### The request
Read the lines that follow and tally those with the word "this"; give the number and nothing else.
++++ Records provided
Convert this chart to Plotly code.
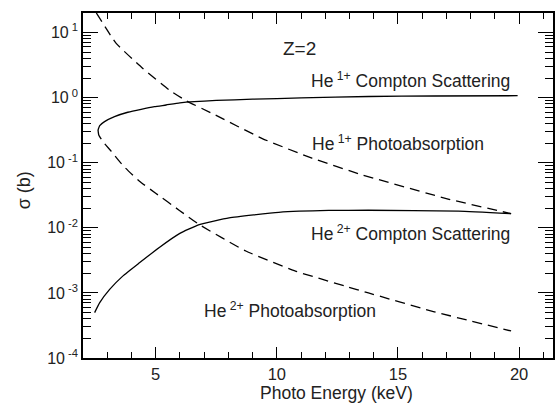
import plotly.graph_objects as go

# He1+ Compton scattering (solid, upper)
he1_compton_x = [2.62, 2.69, 2.89, 3.30, 3.85, 4.40, 4.95, 5.43, 6.0, 7.5, 9.0, 11.0, 13.8, 16.5, 19.94]
he1_compton_y = [0.319, 0.372, 0.428, 0.511, 0.596, 0.662, 0.726, 0.77, 0.83, 0.905, 0.945, 0.99, 1.04, 1.06, 1.07]

# He1+ photoabsorption (dashed, upper)
he1_photo_x = [2.55, 3.37, 4.47, 5.56, 6.25, 7.34, 9.40, 11.45, 13.51, 17.07, 19.67]
he1_photo_y = [20.0, 6.8, 2.81, 1.31, 0.90, 0.57, 0.235, 0.1175, 0.0653, 0.0277, 0.0165]

# He2+ Compton scattering (solid, lower)
he2_compton_x = [2.48, 2.69, 3.10, 3.64, 4.33, 5.15, 5.98, 6.80, 8.03, 10.08, 12.14, 13.78, 17.5, 19.67]
he2_compton_y = [4.98e-4, 7.08e-4, 1.13e-3, 1.81e-3, 2.90e-3, 5.0e-3, 8.15e-3, 0.0112, 0.0142, 0.0173, 0.0185, 0.0186, 0.018, 0.0165]

# He2+ photoabsorption (dashed, lower)
he2_photo_x = [2.62, 2.65, 2.82, 3.17, 3.51, 3.75, 4.33, 5.0, 5.98, 6.80, 8.72, 10.77, 12.83, 13.78, 16.39, 19.67]
he2_photo_y = [0.319, 0.267, 0.211, 0.149, 0.104, 0.083, 0.052, 0.034, 0.0185, 0.0112, 4.4e-3, 2.16e-3, 1.27e-3, 1.0e-3, 5.26e-4, 2.6e-4]

y_tick_vals = [1e-4, 1e-3, 1e-2, 1e-1, 1e0, 1e1]
y_tick_text = ["10<sup> -4</sup>", "10<sup> -3</sup>", "10<sup> -2</sup>", "10<sup> -1</sup>", "10<sup> 0</sup>", "10<sup> 1</sup>"]
y_minor_vals = [m * d for d in [1e-4, 1e-3, 1e-2, 1e-1, 1e0, 1e1] for m in range(2, 10)]
x_tick_vals = [5, 10, 15, 20]
x_minor_vals = [v for v in range(3, 22) if v % 5 != 0]

FONT = "Liberation Sans, Arial, sans-serif"
X_RANGE = [2, 21.4]
Y_RANGE = [-4, 1.3]

fig = go.Figure()
line_solid = dict(color="black", width=1.3, shape="spline", smoothing=0.4)
line_dash = dict(color="black", width=1.3, dash="10px,6px", shape="spline", smoothing=0.4)
fig.add_trace(go.Scatter(x=he1_compton_x, y=he1_compton_y, mode="lines", line=line_solid))
fig.add_trace(go.Scatter(x=he1_photo_x, y=he1_photo_y, mode="lines", line=line_dash))
fig.add_trace(go.Scatter(x=he2_compton_x, y=he2_compton_y, mode="lines", line=line_solid))
fig.add_trace(go.Scatter(x=he2_photo_x, y=he2_photo_y, mode="lines", line=line_dash))

ann_font = dict(family=FONT, size=17.5, color="#222")
annotations = [
    dict(x=10.94, y=0.76, text="Z=2", xanchor="center", font=dict(family=FONT, size=19, color="#222")),
    dict(x=19.70, y=0.27, text="He<sup> 1+</sup> Compton Scattering", xanchor="right", font=ann_font),
    dict(x=11.39, y=-0.70, text="He<sup> 1+</sup> Photoabsorption", xanchor="left", font=ann_font),
    dict(x=19.70, y=-2.078, text="He<sup> 2+</sup> Compton Scattering", xanchor="right", font=ann_font),
    dict(x=6.91, y=-3.263, text="He<sup> 2+</sup> Photoabsorption", xanchor="left", font=ann_font),
]
for a in annotations:
    a.update(xref="x", yref="y", showarrow=False, yanchor="middle")

annotations.append(dict(x=338, y=393, xref="paper", yref="paper", text="Photo Energy (keV)",
                        showarrow=False, font=dict(family=FONT, size=17.5, color="#222")))
annotations.append(dict(x=24, y=190, xref="paper", yref="paper", text="σ (b)", textangle=-90,
                        showarrow=False, font=dict(family=FONT, size=18, color="#222")))
W, H = 555, 408
L, R, T, B = 83, 0, 13, 50
pw, ph = W - L - R, H - T - B
for a in annotations[-2:]:
    a["x"] = (a["x"] - L) / pw
    a["y"] = 1 - (a["y"] - T) / ph
    a["xanchor"] = "center"
    a["yanchor"] = "middle"

fig.update_layout(
    width=W, height=H,
    margin=dict(l=L, r=R, t=T, b=B),
    paper_bgcolor="white", plot_bgcolor="white",
    showlegend=False,
    font=dict(family=FONT, size=16, color="#222"),
    annotations=annotations,
    xaxis=dict(
        range=X_RANGE, tickmode="array", tickvals=x_tick_vals, ticks="inside", ticklen=11, tickwidth=1.3,
        tickcolor="black", showline=True, linecolor="black", linewidth=1.5, mirror="allticks",
        showgrid=False, zeroline=False, tickfont=dict(family=FONT, size=16.5, color="#222"),
        minor=dict(ticks="inside", ticklen=6, tickwidth=1.2, tickcolor="black",
                   tickvals=x_minor_vals, showgrid=False),
    ),
    yaxis=dict(
        type="log", range=Y_RANGE, tickmode="array", tickvals=y_tick_vals, ticktext=y_tick_text,
        ticks="inside", ticklen=15, tickwidth=1.3, tickcolor="black",
        showline=True, linecolor="black", linewidth=1.5, mirror="allticks",
        showgrid=False, zeroline=False, tickfont=dict(family=FONT, size=16, color="#222"),
        minor=dict(ticks="inside", ticklen=8, tickwidth=1.2, tickcolor="black",
                   tickvals=y_minor_vals, showgrid=False),
    ),
)

fig.write_html("out.html")
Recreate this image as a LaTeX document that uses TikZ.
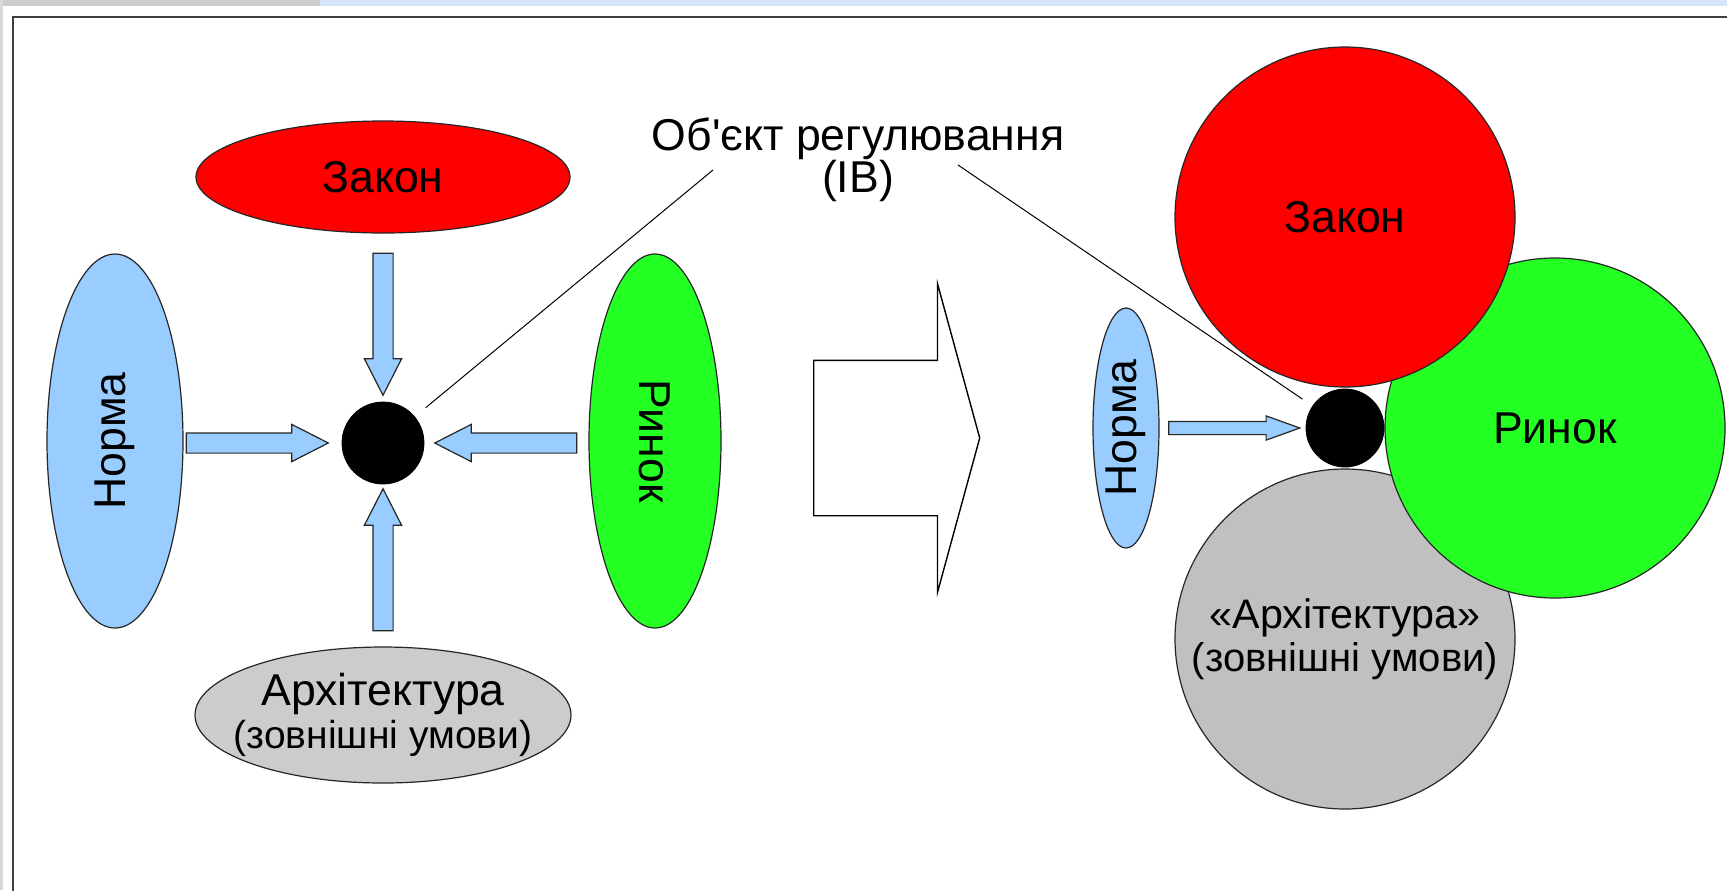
\documentclass[tikz,border=0pt]{standalone}
\usepackage{fontspec}
\setmainfont{Liberation Sans}
\usetikzlibrary{calc, positioning, shapes.geometric, shapes.arrows}

\definecolor{lawred}{RGB}{255,0,0}
\definecolor{normblue}{RGB}{153,204,255}
\definecolor{marketgreen}{RGB}{36,255,36}
\definecolor{archgray}{RGB}{204,204,204}
\definecolor{archgraydark}{RGB}{192,192,192}
\definecolor{barblue}{RGB}{214,229,247}

\newcommand{\smalltxt}[1]{{\fontsize{19.5}{21.5}\selectfont #1}}

\tikzset{
  txt/.style={font=\fontsize{22.3}{21.5}\selectfont, align=center},
  shapeborder/.style={draw=black!85, line width=0.6pt, inner sep=0pt},
  forcearrow/.style={single arrow, shapeborder, fill=normblue, inner ysep=4.75pt,
    single arrow head extend=4.25pt, single arrow tip angle=54, minimum height=71pt},
  leader/.style={black, line width=0.5pt}
}

\begin{document}
\begin{tikzpicture}[x=50pt, y=-50pt]
\clip (0,0) rectangle (17.27,8.90);
\fill[white] (0,0) rectangle (17.27,8.90);
% window edges and frame
\fill[black!20] (0,0) rectangle (3.2,0.06);
\fill[barblue] (3.2,0) rectangle (17.27,0.06);
\fill[black!15] (0,0) rectangle (0.03,8.90);
\draw[black!75, line width=1pt] (0.135,0.17) rectangle (17.6,9.2);

% Left: four regulators around the object
\node[ellipse, shapeborder, fill=lawred, minimum width=187pt, minimum height=56pt, txt] (lawL) at (3.83,1.77) {Закон};
\node[ellipse, shapeborder, fill=normblue, rotate=90, minimum width=187pt, minimum height=68pt, txt] (normL) at (1.15,4.41) {Норма};
\node[ellipse, shapeborder, fill=marketgreen, rotate=-90, minimum width=187pt, minimum height=66pt, txt] (marketL) at (6.55,4.41) {Ринок};
\node[ellipse, shapeborder, fill=archgray, minimum width=188pt, minimum height=68pt, inner xsep=-12pt, txt] (archL) at (3.83,7.15) {Архітектура\\\smalltxt{(зовнішні умови)}};
\node[circle, fill=black, draw=black, minimum size=41pt, inner sep=0pt] (dotL) at (3.83,4.43) {};

% Forces
\node[forcearrow, rotate=-90, anchor=tip] (fLaw) at ([yshift=2.5pt]dotL.north) {};
\node[forcearrow, anchor=tip] (fNorm) at ([xshift=-6pt]dotL.west) {};
\node[forcearrow, rotate=180, anchor=tip] (fMarket) at ([xshift=4.5pt]dotL.east) {};
\node[forcearrow, rotate=90, anchor=tip] (fArch) at ([yshift=-1.5pt]dotL.south) {};

% Transition
\node[single arrow, draw=black, line width=0.7pt, fill=white, inner xsep=0pt, inner ysep=38.5pt, minimum height=83pt,
  single arrow head extend=38.25pt, single arrow tip angle=149.4, anchor=tail] (shift) at (8.13,4.38) {};

% Right: overlapping regulators
\node[circle, shapeborder, fill=archgraydark, minimum size=170pt, txt, font=\fontsize{20.6}{21.5}\selectfont] (archR) at (13.45,6.39) {«Архітектура»\\{\fontsize{20}{21.5}\selectfont(зовнішні умови)}};
\node[circle, shapeborder, fill=marketgreen, minimum size=170pt, txt] (marketR) at (15.55,4.28) {Ринок};
\node[circle, shapeborder, fill=lawred, minimum size=170pt, txt] (lawR) at (13.45,2.17) {Закон};
\node[circle, fill=black, draw=black, minimum size=39pt, inner sep=0pt] (dotR) at (13.45,4.28) {};
\node[ellipse, shapeborder, fill=normblue, rotate=90, minimum width=120pt, minimum height=33pt, txt] (normR) at (11.26,4.28) {Норма};
\node[forcearrow, inner ysep=3pt, single arrow head extend=2.75pt, single arrow tip angle=39.5,
  minimum height=65.5pt, anchor=tip] (fNormR) at ([xshift=-2pt]dotR.west) {};

% Object label
\node[txt, font=\fontsize{22.3}{21}\selectfont] (obj) at (8.58,1.60) {Об\textquotesingle єкт регулювання\\(ІВ)};
\coordinate (objA) at (7.13,1.70);
\coordinate (objB) at (9.58,1.65);
\draw[leader, shorten >=7pt] (objA) -- (dotL);
\draw[leader, shorten >=6pt] (objB) -- (dotR);
\end{tikzpicture}
\end{document}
++++++++
### Response
2